The rest of the family was less sure.
“We’re going to eat that?” my husband asked. Shoot. We needed a tester to make sure it was edible. Our neighbor, Reb Azi, an excellent cook himself, was graciously making himself available for the most inane errands while we were stuck in the house. We sent him an urgent text.
“You know your house smells like an ashtray,” Reb Azi commented when he walked in. My husband and I (socially distant from him and masked of course) looked at each other in confusion. Did it? I gave him a taste of my newly doctored-up soup. He took a sip and looked up thoughtfully.
“It actually has a nice smoky flavor,” he said (insert groan here). But it was still edible, he promised, and I figured I’d take advantage and have him taste other things I made that day. Men don’t have fleishaphobia apparently.
Time passes slowly when you’re battling anosmia (the medical term for loss of smell).
“I can’t deal with this. It’s crazy!” I wailed. It was only day three, but I was already terrified, imagining not smelling or tasting forever. I mean, why even bother eating food?
Oddly enough, I could taste very salty things, (I devoured way too many bags of potato chips) and very sweet things (though it felt like I was adding tea to my honey and not the other way around).
I needed to find a cure. How could it not exist already? And if it didn’t, why wasn’t anosmia considered a disability, enabling me to park closer to Gourmet Glatt? Hey, it did affect my ability to create new recipes or tweak others, and I was weaker from not eating as much because the food had no taste.

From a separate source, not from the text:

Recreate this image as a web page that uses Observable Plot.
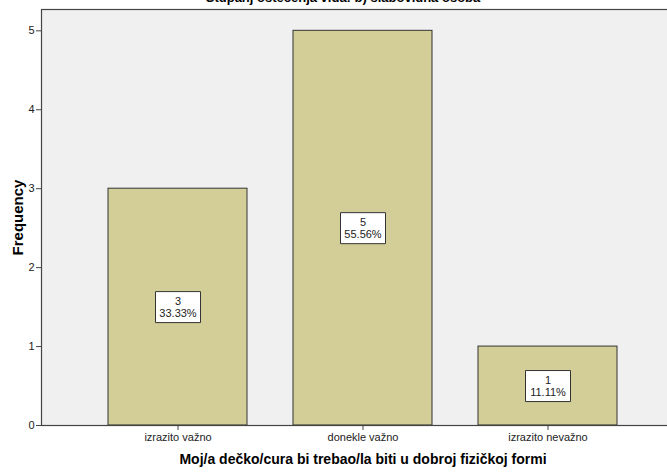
<!DOCTYPE html>
<html>
<head>
<meta charset="utf-8">
<script src="https://cdn.jsdelivr.net/npm/d3@7"></script>
<script src="https://cdn.jsdelivr.net/npm/@observablehq/plot@0.6"></script>
<style>
  html, body { margin: 0; padding: 0; background: #fff; overflow: hidden; }
  #wrap { position: relative; width: 667px; height: 473px; overflow: hidden; }
  #title { position: absolute; left: 0; width: 686px; top: -10px; text-align: center;
           font: bold 13px "Liberation Sans", Arial, sans-serif; color: #000; }
</style>
</head>
<body>
<div id="wrap">
<div id="title">Stupanj oštećenja vida: b) slabovidna osoba</div>
<div id="chart"></div>
</div>
<script>
const categories = ["izrazito važno", "donekle važno", "izrazito nevažno"];
const counts = [3, 5, 1];
const percents = ["33.33%", "55.56%", "11.11%"];
const yTicks = [0, 1, 2, 3, 4, 5];
const xLabel = "Moj/a dečko/cura bi trebao/la biti u dobroj fizičkoj formi";
const yLabel = "Frequency";

const data = categories.map((c, i) => ({cat: c, n: counts[i], pct: percents[i]}));

const boxSymbol = {
  draw(context) {
    const w = 45, h = 31;
    context.moveTo(-w/2, -h/2);
    context.lineTo(w/2, -h/2);
    context.lineTo(w/2, h/2);
    context.lineTo(-w/2, h/2);
    context.closePath();
  }
};

const chart = Plot.plot({
  width: 667,
  height: 473,
  marginTop: 9,
  marginBottom: 48,
  marginLeft: 41,
  marginRight: -17,
  style: {fontFamily: "'Liberation Sans', Arial, sans-serif", fontSize: "11px", background: "#fff", color: "#222"},
  x: {domain: categories, range: [41, 683.5], paddingInner: 0.25, paddingOuter: 0.357, label: null},
  y: {domain: [0, 5.27], label: null},
  marks: [
    Plot.frame({fill: "#f0f0f0", stroke: null}),
    Plot.barY(data, {x: "cat", y: "n", fill: "#d3ce97", stroke: "#333", strokeWidth: 1}),
    Plot.dot(data, {x: "cat", y: d => d.n / 2, symbol: boxSymbol, r: 5, fill: "#fff", stroke: "#333", strokeWidth: 1}),
    Plot.text(data, {x: "cat", y: d => d.n / 2, text: d => d.n + "\n" + d.pct, lineHeight: 1.05, fontSize: 11, fill: "#222"}),
    Plot.frame({stroke: "#444", strokeWidth: 1.2}),
    Plot.axisY({ticks: yTicks, tickFormat: "d", tickSize: 5, tickPadding: 2, label: null, stroke: "#444", fontSize: 11}),
    Plot.axisX({tickSize: 5, tickPadding: 3, label: null, stroke: "#444", fontSize: 11}),
    Plot.text([yLabel], {text: d => d, frameAnchor: "left", textAnchor: "middle", dx: -23, rotate: -90, fontWeight: "bold", fontSize: 15, fill: "#000"}),
    Plot.text([xLabel], {text: d => d, frameAnchor: "bottom", dy: 38, dx: 0, fontWeight: "bold", fontSize: 14, fill: "#000"})
  ]
});
document.getElementById("chart").appendChild(chart);
</script>
</body>
</html>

I learned that until this strange symptom of COVID came on the scene, no one knew much about it. My computer kept autocorrecting anosmia to insomnia when I typed. (Ironic, considering how much sleep this condition made me lose.)
I kept up my research, and hit on an organization in England dedicated to anosmia research. They suggested smell therapy. It was worth a try, I figured, and ordered the requisite tools.
The Amazon boxes arrived the next day with bottles of essential oils: lemon, clove, rose, and eucalyptus. Apparently sniffing each of them for 20 seconds twice a day would hopefully start waking up my inflamed olfactory nerves.
If you try this, be careful. I learned through painful experience: Don’t let essential oils touch your skin.
“Is your nose still burning?” I asked my son Yosef as he exchanged my melted ice pack for a fresh one.
I was mocked for considering such a silly cure, but felt vindicated when one day I caught a whiff of my orange-scented body wash. “Please Hashem, let this not be a nostril mirage.” I grabbed other soaps and detected the tiniest hints of scents: gingerbread, sea breeze, and plain old Dove.
At dinner out with friends a few weeks later I happily realized that I could taste most things. I’m still not enjoying what I call the three big C’s: cabernets, coffee, and chocolate. And many tastes whose intensity I used to enjoy are now muted. I can basically lick lemons for fun.
I’m not complaining. I’m not sure why I was lucky enough to dodge an extended loss of smell and taste, and if I started regaining this much of my senses, I pray they’ll only get stronger. For now, I’m grateful for the silent smoke alarms.